• [YOUR INSTRUCTIONS]: Give back the full listing verbatim, apart from its images.

------------------------------

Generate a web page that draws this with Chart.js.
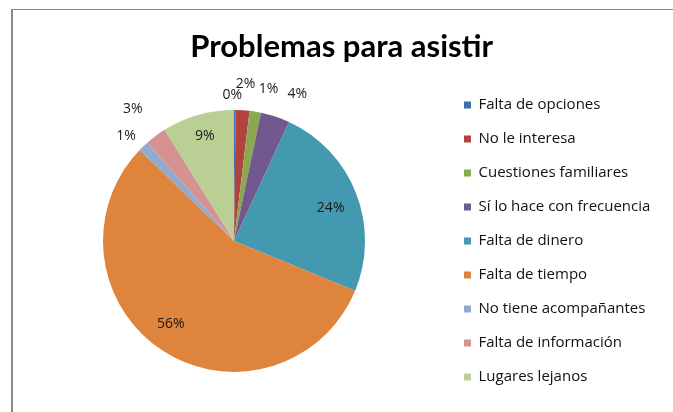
<!DOCTYPE html>
<html>
<head>
<meta charset="utf-8">
<script src="https://cdn.jsdelivr.net/npm/chart.js@4/dist/chart.umd.min.js"></script>
<style>
  html, body { margin: 0; padding: 0; background: #ffffff; }
  #wrap { width: 673px; height: 412px; position: relative; }
</style>
</head>
<body>
<div id="wrap"><canvas id="c" width="673" height="412"></canvas></div>
<script>
// ---- data ----
const chartTitle = "Problemas para asistir";
const categories = [
  "Falta de opciones",
  "No le interesa",
  "Cuestiones familiares",
  "Sí lo hace con frecuencia",
  "Falta de dinero",
  "Falta de tiempo",
  "No tiene acompañantes",
  "Falta de información",
  "Lugares lejanos"
];
const values = [0.2, 1.7, 1.4, 3.6, 24.3, 56.0, 1.3, 2.6, 8.9];

// ---- styles ----
const sliceColors = ["#3F6FAA", "#B0433F", "#8AA84E", "#71598F", "#4399B0", "#DE843D", "#93AAD0", "#D49391", "#B9CF94"];
// label placement: radius factor and angle nudge (deg) per slice
const labelRadiusFactor = [1.11, 1.2, 1.19, 1.22, 0.78, 0.8, 1.15, 1.27, 0.83];
const labelAngleNudge = [-1, 0.4, 3.4, 5, 2.5, 4, -2, -0.7, 0.5];

const TITLE_FONT = "Lato, 'Open Sans', sans-serif";
const FONT = "'Open Sans', Lato, sans-serif";
const legendFontSize = 15;
const legendBox = 7;
const legendPad = 19;

// compute right padding so that the legend starts where the reference has it
const mctx = document.createElement('canvas').getContext('2d');
mctx.font = legendFontSize + "px " + FONT;
let maxW = 0;
categories.forEach(c => { maxW = Math.max(maxW, mctx.measureText(c).width); });
const legendWidth = legendPad + legendBox + legendFontSize / 2 + maxW + 10;
const targetLegendLeft = 445;
const padRight = Math.max(0, 673 - targetLegendLeft - legendWidth);

const framePlugin = {
  id: 'frame',
  beforeDraw(chart) {
    const ctx = chart.ctx;
    ctx.save();
    ctx.fillStyle = '#ffffff';
    ctx.fillRect(0, 0, chart.width, chart.height);
    ctx.strokeStyle = '#8a8a8a';
    ctx.lineWidth = 1;
    ctx.beginPath();
    ctx.moveTo(11, 9.5);
    ctx.lineTo(chart.width, 9.5);
    ctx.stroke();
    ctx.lineWidth = 2;
    ctx.beginPath();
    ctx.moveTo(12, 9);
    ctx.lineTo(12, chart.height);
    ctx.stroke();
    ctx.restore();
  }
};

const pctLabelPlugin = {
  id: 'pctLabels',
  afterDatasetsDraw(chart) {
    const ctx = chart.ctx;
    const meta = chart.getDatasetMeta(0);
    const data = chart.data.datasets[0].data;
    const total = data.reduce((a, b) => a + b, 0);
    ctx.save();
    ctx.font = "14px " + FONT;
    ctx.fillStyle = '#1a1a1a';
    ctx.textAlign = 'center';
    ctx.textBaseline = 'middle';
    meta.data.forEach((arc, i) => {
      const p = arc.getProps(['x', 'y', 'startAngle', 'endAngle', 'outerRadius'], true);
      const mid = (p.startAngle + p.endAngle) / 2 + labelAngleNudge[i] * Math.PI / 180;
      const r = p.outerRadius * labelRadiusFactor[i];
      const tx = p.x + Math.cos(mid) * r;
      const ty = p.y + Math.sin(mid) * r;
      const pct = Math.round(data[i] / total * 100) + '%';
      ctx.fillText(pct, tx, ty);
    });
    ctx.restore();
  }
};

new Chart(document.getElementById('c'), {
  type: 'pie',
  data: {
    labels: categories,
    datasets: [{
      data: values,
      backgroundColor: sliceColors,
      borderWidth: 0,
      radius: 131
    }]
  },
  options: {
    responsive: false,
    animation: false,
    layout: { padding: { left: 23, right: padRight, top: 0, bottom: 3.4 } },
    plugins: {
      title: {
        display: true,
        text: chartTitle,
        color: '#000000',
        font: { family: TITLE_FONT, size: 31, weight: 'bold', lineHeight: 1.2 },
        padding: { top: 28, bottom: 8 }
      },
      legend: {
        position: 'right',
        fullSize: false,
        labels: {
          boxWidth: legendBox,
          boxHeight: legendBox,
          padding: legendPad,
          color: '#111111',
          font: { family: FONT, size: legendFontSize }
        }
      },
      tooltip: { enabled: false }
    }
  },
  plugins: [framePlugin, pctLabelPlugin]
});
</script>
</body>
</html>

------------------------------

• [EXERCISE ANSWER]:
Generate a web page that draws this with Chart.js.
<!DOCTYPE html>
<html>
<head>
<meta charset="utf-8">
<script src="https://cdn.jsdelivr.net/npm/chart.js@4/dist/chart.umd.min.js"></script>
<style>
  html, body { margin: 0; padding: 0; background: #ffffff; }
  #wrap { width: 673px; height: 412px; position: relative; }
</style>
</head>
<body>
<div id="wrap"><canvas id="c" width="673" height="412"></canvas></div>
<script>
// ---- data ----
const chartTitle = "Problemas para asistir";
const categories = [
  "Falta de opciones",
  "No le interesa",
  "Cuestiones familiares",
  "Sí lo hace con frecuencia",
  "Falta de dinero",
  "Falta de tiempo",
  "No tiene acompañantes",
  "Falta de información",
  "Lugares lejanos"
];
const values = [0.2, 1.7, 1.4, 3.6, 24.3, 56.0, 1.3, 2.6, 8.9];

// ---- styles ----
const sliceColors = ["#3F6FAA", "#B0433F", "#8AA84E", "#71598F", "#4399B0", "#DE843D", "#93AAD0", "#D49391", "#B9CF94"];
// label placement: radius factor and angle nudge (deg) per slice
const labelRadiusFactor = [1.11, 1.2, 1.19, 1.22, 0.78, 0.8, 1.15, 1.27, 0.83];
const labelAngleNudge = [-1, 0.4, 3.4, 5, 2.5, 4, -2, -0.7, 0.5];

const TITLE_FONT = "Lato, 'Open Sans', sans-serif";
const FONT = "'Open Sans', Lato, sans-serif";
const legendFontSize = 15;
const legendBox = 7;
const legendPad = 19;

// compute right padding so that the legend starts where the reference has it
const mctx = document.createElement('canvas').getContext('2d');
mctx.font = legendFontSize + "px " + FONT;
let maxW = 0;
categories.forEach(c => { maxW = Math.max(maxW, mctx.measureText(c).width); });
const legendWidth = legendPad + legendBox + legendFontSize / 2 + maxW + 10;
const targetLegendLeft = 445;
const padRight = Math.max(0, 673 - targetLegendLeft - legendWidth);

const framePlugin = {
  id: 'frame',
  beforeDraw(chart) {
    const ctx = chart.ctx;
    ctx.save();
    ctx.fillStyle = '#ffffff';
    ctx.fillRect(0, 0, chart.width, chart.height);
    ctx.strokeStyle = '#8a8a8a';
    ctx.lineWidth = 1;
    ctx.beginPath();
    ctx.moveTo(11, 9.5);
    ctx.lineTo(chart.width, 9.5);
    ctx.stroke();
    ctx.lineWidth = 2;
    ctx.beginPath();
    ctx.moveTo(12, 9);
    ctx.lineTo(12, chart.height);
    ctx.stroke();
    ctx.restore();
  }
};

const pctLabelPlugin = {
  id: 'pctLabels',
  afterDatasetsDraw(chart) {
    const ctx = chart.ctx;
    const meta = chart.getDatasetMeta(0);
    const data = chart.data.datasets[0].data;
    const total = data.reduce((a, b) => a + b, 0);
    ctx.save();
    ctx.font = "14px " + FONT;
    ctx.fillStyle = '#1a1a1a';
    ctx.textAlign = 'center';
    ctx.textBaseline = 'middle';
    meta.data.forEach((arc, i) => {
      const p = arc.getProps(['x', 'y', 'startAngle', 'endAngle', 'outerRadius'], true);
      const mid = (p.startAngle + p.endAngle) / 2 + labelAngleNudge[i] * Math.PI / 180;
      const r = p.outerRadius * labelRadiusFactor[i];
      const tx = p.x + Math.cos(mid) * r;
      const ty = p.y + Math.sin(mid) * r;
      const pct = Math.round(data[i] / total * 100) + '%';
      ctx.fillText(pct, tx, ty);
    });
    ctx.restore();
  }
};

new Chart(document.getElementById('c'), {
  type: 'pie',
  data: {
    labels: categories,
    datasets: [{
      data: values,
      backgroundColor: sliceColors,
      borderWidth: 0,
      radius: 131
    }]
  },
  options: {
    responsive: false,
    animation: false,
    layout: { padding: { left: 23, right: padRight, top: 0, bottom: 3.4 } },
    plugins: {
      title: {
        display: true,
        text: chartTitle,
        color: '#000000',
        font: { family: TITLE_FONT, size: 31, weight: 'bold', lineHeight: 1.2 },
        padding: { top: 28, bottom: 8 }
      },
      legend: {
        position: 'right',
        fullSize: false,
        labels: {
          boxWidth: legendBox,
          boxHeight: legendBox,
          padding: legendPad,
          color: '#111111',
          font: { family: FONT, size: legendFontSize }
        }
      },
      tooltip: { enabled: false }
    }
  },
  plugins: [framePlugin, pctLabelPlugin]
});
</script>
</body>
</html>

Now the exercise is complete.